If a basket flies into the ground at a high speed, and the balloon is descending so as to slacken the suspension, there is nothing to keep the basket from rolling up in a ball, except the uprights, if it has them. (That is the case whether you have an instant deflation system like a pop top or not.) If it doesn't have the uprights, there are no forces to "throw you clear" so you get rolled up in the ball too, get "Dog housed". If it has the suspension fixed on rigid uprights, when the lines set tight the uprights will be a lever arm and snap the basket back into line with the suspension centerline of force. That has snapped baskets out from under the hapless pilot.
With the military plastic balloons which were released on touch down (now that is an instant deflation system) the first baskets dog housed, so just plain boards were used, but they dug in and flipped, so Ed Yost invented the curved board that we used in the English Channel crossing. That worked slick in the muddy field in France.
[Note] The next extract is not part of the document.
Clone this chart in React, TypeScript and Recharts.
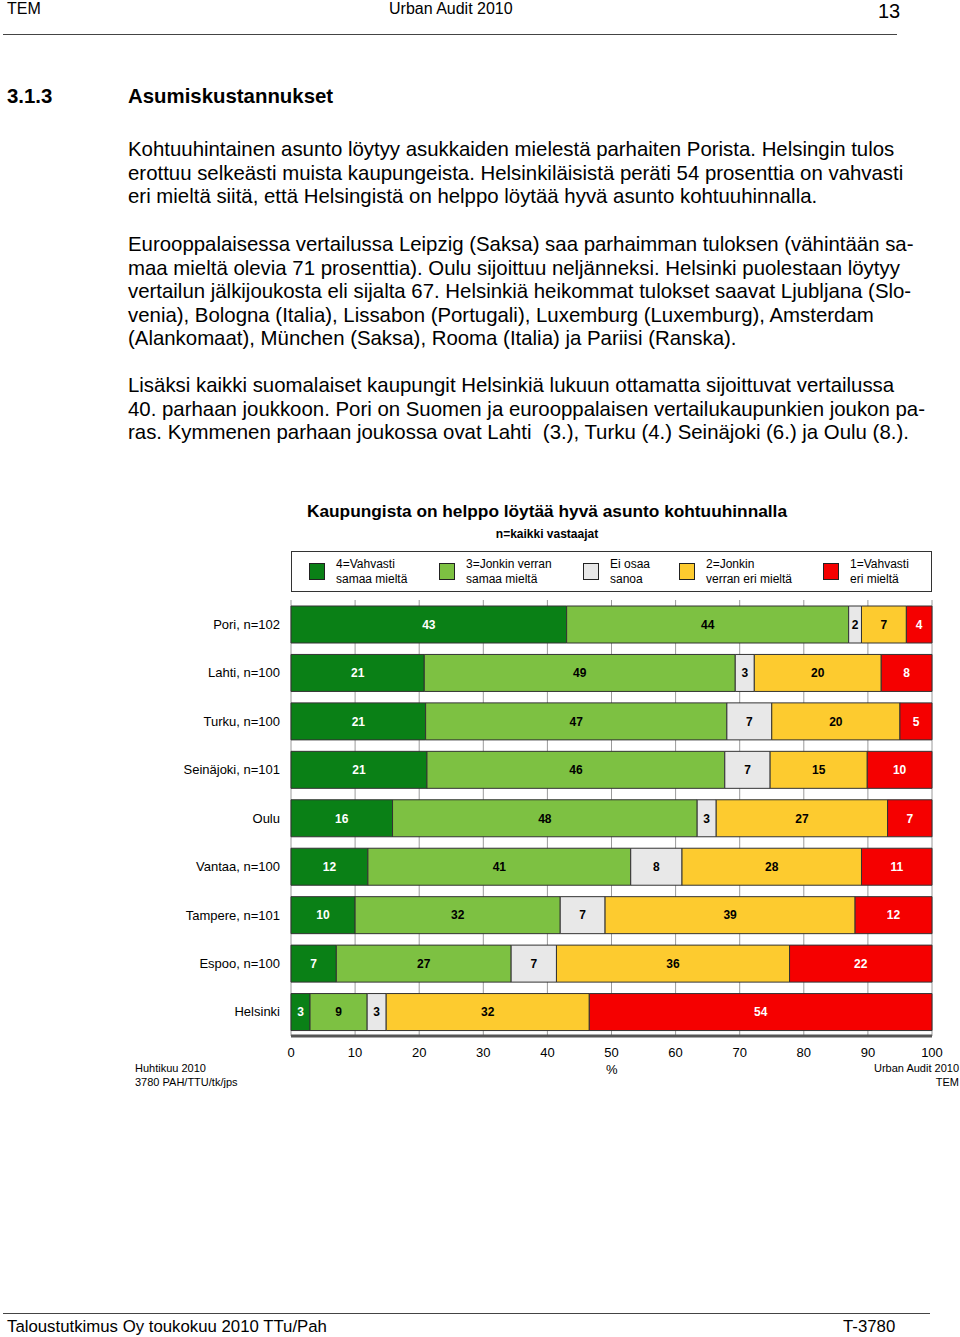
import React from 'react';
import { BarChart, Bar, XAxis, YAxis, CartesianGrid, LabelList } from 'recharts';

const cities = ['Pori, n=102', 'Lahti, n=100', 'Turku, n=100', 'Seinäjoki, n=101', 'Oulu', 'Vantaa, n=100', 'Tampere, n=101', 'Espoo, n=100', 'Helsinki'];
const strongAgree = [43, 21, 21, 21, 16, 12, 10, 7, 3];
const someAgree = [44, 49, 47, 46, 48, 41, 32, 27, 9];
const dontKnow = [2, 3, 7, 7, 3, 8, 7, 7, 3];
const someDisagree = [7, 20, 20, 15, 27, 28, 39, 36, 32];
const strongDisagree = [4, 8, 5, 10, 7, 11, 12, 22, 54];
const xTickLabels = [0, 10, 20, 30, 40, 50, 60, 70, 80, 90, 100];

const seriesKeys = ['s4', 's3', 's0', 's2', 's1'];
const seriesNames = ['4=Vahvasti\nsamaa mieltä', '3=Jonkin verran\nsamaa mieltä', 'Ei osaa\nsanoa', '2=Jonkin\nverran eri mieltä', '1=Vahvasti\neri mieltä'];
const seriesColors = ['#0a8016', '#7dc142', '#e8e8e8', '#fdcb2f', '#f50000'];
const labelColors = ['#ffffff', '#000000', '#000000', '#000000', '#ffffff'];

const data = cities.map((city, i) => ({
  city,
  s4: strongAgree[i],
  s3: someAgree[i],
  s0: dontKnow[i],
  s2: someDisagree[i],
  s1: strongDisagree[i],
}));

const FONT = '"Liberation Sans", Arial, Helvetica, sans-serif';

const para1 = [
  'Kohtuuhintainen asunto löytyy asukkaiden mielestä parhaiten Porista. Helsingin tulos',
  'erottuu selkeästi muista kaupungeista. Helsinkiläisistä peräti 54 prosenttia on vahvasti',
  'eri mieltä siitä, että Helsingistä on helppo löytää hyvä asunto kohtuuhinnalla.',
];
const para2 = [
  'Eurooppalaisessa vertailussa Leipzig (Saksa) saa parhaimman tuloksen (vähintään sa-',
  'maa mieltä olevia 71 prosenttia). Oulu sijoittuu neljänneksi. Helsinki puolestaan löytyy',
  'vertailun jälkijoukosta eli sijalta 67. Helsinkiä heikommat tulokset saavat Ljubljana (Slo-',
  'venia), Bologna (Italia), Lissabon (Portugali), Luxemburg (Luxemburg), Amsterdam',
  '(Alankomaat), München (Saksa), Rooma (Italia) ja Pariisi (Ranska).',
];
const para3 = [
  'Lisäksi kaikki suomalaiset kaupungit Helsinkiä lukuun ottamatta sijoittuvat vertailussa',
  '40. parhaan joukkoon. Pori on Suomen ja eurooppalaisen vertailukaupunkien joukon pa-',
  'ras. Kymmenen parhaan joukossa ovat Lahti  (3.), Turku (4.) Seinäjoki (6.) ja Oulu (8.).',
];

const legendX = [309, 439, 583, 679, 823];

function Para({ lines, top }: { lines: string[]; top: number }) {
  return (
    <div style={{ position: 'absolute', left: 128, top, fontSize: 20.4, lineHeight: '23.6px', whiteSpace: 'pre', color: '#000' }}>
      {lines.map((l, i) => (
        <div key={i}>{l}</div>
      ))}
    </div>
  );
}

export default function App() {
  return (
    <div style={{ position: 'absolute', left: 0, top: 0, width: 960, height: 1337, background: '#fff', fontFamily: FONT, color: '#000', overflow: 'hidden' }}>
      {/* header */}
      <div style={{ position: 'absolute', left: 7, top: 0, fontSize: 16, lineHeight: '17px' }}>TEM</div>
      <div style={{ position: 'absolute', left: 389, top: 0, fontSize: 16, lineHeight: '17px' }}>Urban Audit 2010</div>
      <div style={{ position: 'absolute', left: 878, top: 0, fontSize: 20 }}>13</div>
      <div style={{ position: 'absolute', left: 3, top: 34, width: 894, height: 1, background: '#444' }} />

      {/* heading */}
      <div style={{ position: 'absolute', left: 7, top: 85, fontSize: 20.4, fontWeight: 'bold' }}>3.1.3</div>
      <div style={{ position: 'absolute', left: 128, top: 85, fontSize: 20.4, fontWeight: 'bold' }}>Asumiskustannukset</div>

      <Para lines={para1} top={138} />
      <Para lines={para2} top={233} />
      <Para lines={para3} top={374} />

      {/* chart title */}
      <div style={{ position: 'absolute', left: 0, width: 1094, top: 501, textAlign: 'center', fontSize: 17.3, fontWeight: 'bold' }}>
        Kaupungista on helppo löytää hyvä asunto kohtuuhinnalla
      </div>
      <div style={{ position: 'absolute', left: 0, width: 1094, top: 527, textAlign: 'center', fontSize: 12, fontWeight: 'bold' }}>
        n=kaikki vastaajat
      </div>

      {/* legend */}
      <div style={{ position: 'absolute', left: 291, top: 551, width: 639, height: 39, border: '1px solid #333' }} />
      {seriesKeys.map((k, i) => (
        <React.Fragment key={k}>
          <div style={{ position: 'absolute', left: legendX[i], top: 563, width: 14, height: 15, background: seriesColors[i], border: '1px solid #222' }} />
          <div style={{ position: 'absolute', left: legendX[i] + 27, top: 557, fontSize: 12, lineHeight: '15px', whiteSpace: 'pre' }}>
            {seriesNames[i]}
          </div>
        </React.Fragment>
      ))}

      {/* chart */}
      <div style={{ position: 'absolute', left: 0, top: 590 }}>
        <BarChart
          width={960}
          height={500}
          data={data}
          layout="vertical"
          stackOffset="expand"
          barSize={37}
          margin={{ top: 10, right: 28, bottom: 24, left: 0 }}
        >
          <CartesianGrid horizontal={false} stroke="#9a9a9a" strokeWidth={1} />
          <XAxis
            type="number"
            domain={[0, 1]}
            ticks={xTickLabels.map((t) => t / 100)}
            tickFormatter={(v: number) => String(Math.round(v * 100))}
            axisLine={{ stroke: '#555', strokeWidth: 3 }}
            tickLine={false}
            tickSize={10}
            height={30}
            tick={{ fontSize: 13, fill: '#000', fontFamily: FONT }}
            interval={0}
          />
          <XAxis
            xAxisId="top"
            orientation="top"
            type="number"
            domain={[0, 1]}
            height={0}
            tick={false}
            tickLine={false}
            axisLine={{ stroke: '#9a9a9a', strokeWidth: 1 }}
          />
          <YAxis
            type="category"
            dataKey="city"
            width={291}
            axisLine={false}
            tickLine={false}
            tickSize={9}
            tick={{ fontSize: 13, fill: '#000', fontFamily: FONT }}
            interval={0}
          />
          {seriesKeys.map((k, i) => (
            <Bar key={k} dataKey={k} stackId="a" fill={seriesColors[i]} stroke="#333" strokeWidth={1} isAnimationActive={false}>
              <LabelList dataKey={k} position="center" fill={labelColors[i]} fontSize={12} fontWeight="bold" fontFamily={FONT} />
            </Bar>
          ))}
        </BarChart>
      </div>
      <div style={{ position: 'absolute', left: 606, top: 1062, fontSize: 13 }}>%</div>

      {/* footnotes */}
      <div style={{ position: 'absolute', left: 135, top: 1061, fontSize: 11, lineHeight: '14px' }}>
        Huhtikuu 2010<br />3780 PAH/TTU/tk/jps
      </div>
      <div style={{ position: 'absolute', right: 1, top: 1061, fontSize: 11, lineHeight: '14px', textAlign: 'right' }}>
        Urban Audit 2010<br />TEM
      </div>

      {/* footer */}
      <div style={{ position: 'absolute', left: 3, top: 1313, width: 927, height: 1, background: '#444' }} />
      <div style={{ position: 'absolute', left: 7, top: 1317, fontSize: 16.8 }}>Taloustutkimus Oy toukokuu 2010 TTu/Pah</div>
      <div style={{ position: 'absolute', left: 843, top: 1317, fontSize: 16.8 }}>T-3780</div>
    </div>
  );
}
Like an automobile on a wash board road in a curve that looses traction, a basket rocketing horizontally across the ground, that isn't dog housed, provides no traction for the pilot to stay in place. So if he is pulling for all he's worth on a deflation line, he may just be pulling himself out of the basket rather than pulling the deflation panel in. Then is when a pilot anchor could save the day. If he doesn't have a low tension rip cord like mine or Kavanagh's he surely needs one.
In the marine world, the captain goes down with the ship if there are any passengers left. It should be true for the aero world, too. In Britain, to ensure this, commercial passenger balloons have their pilots secured. ("Will the last passenger out please unlock the pilot?")
Should there be pilot restraints? Should such things be mandated? Should it be different for paid charter passenger operations and athletic sport activities? The U. S. FAA Part 31.63 (December 20, 1976) (a) requires safety belt, harness, or other restraining means for each occupant, unless the Administrator finds it.... (b) ...does not apply to...basket. Do the accident statistics indicate that it is a clear and present danger? If it is not a basket in a tempest, is it a tempest in a tea pot? "Myself, I like a good belt after the flight," say Cordon Rouge.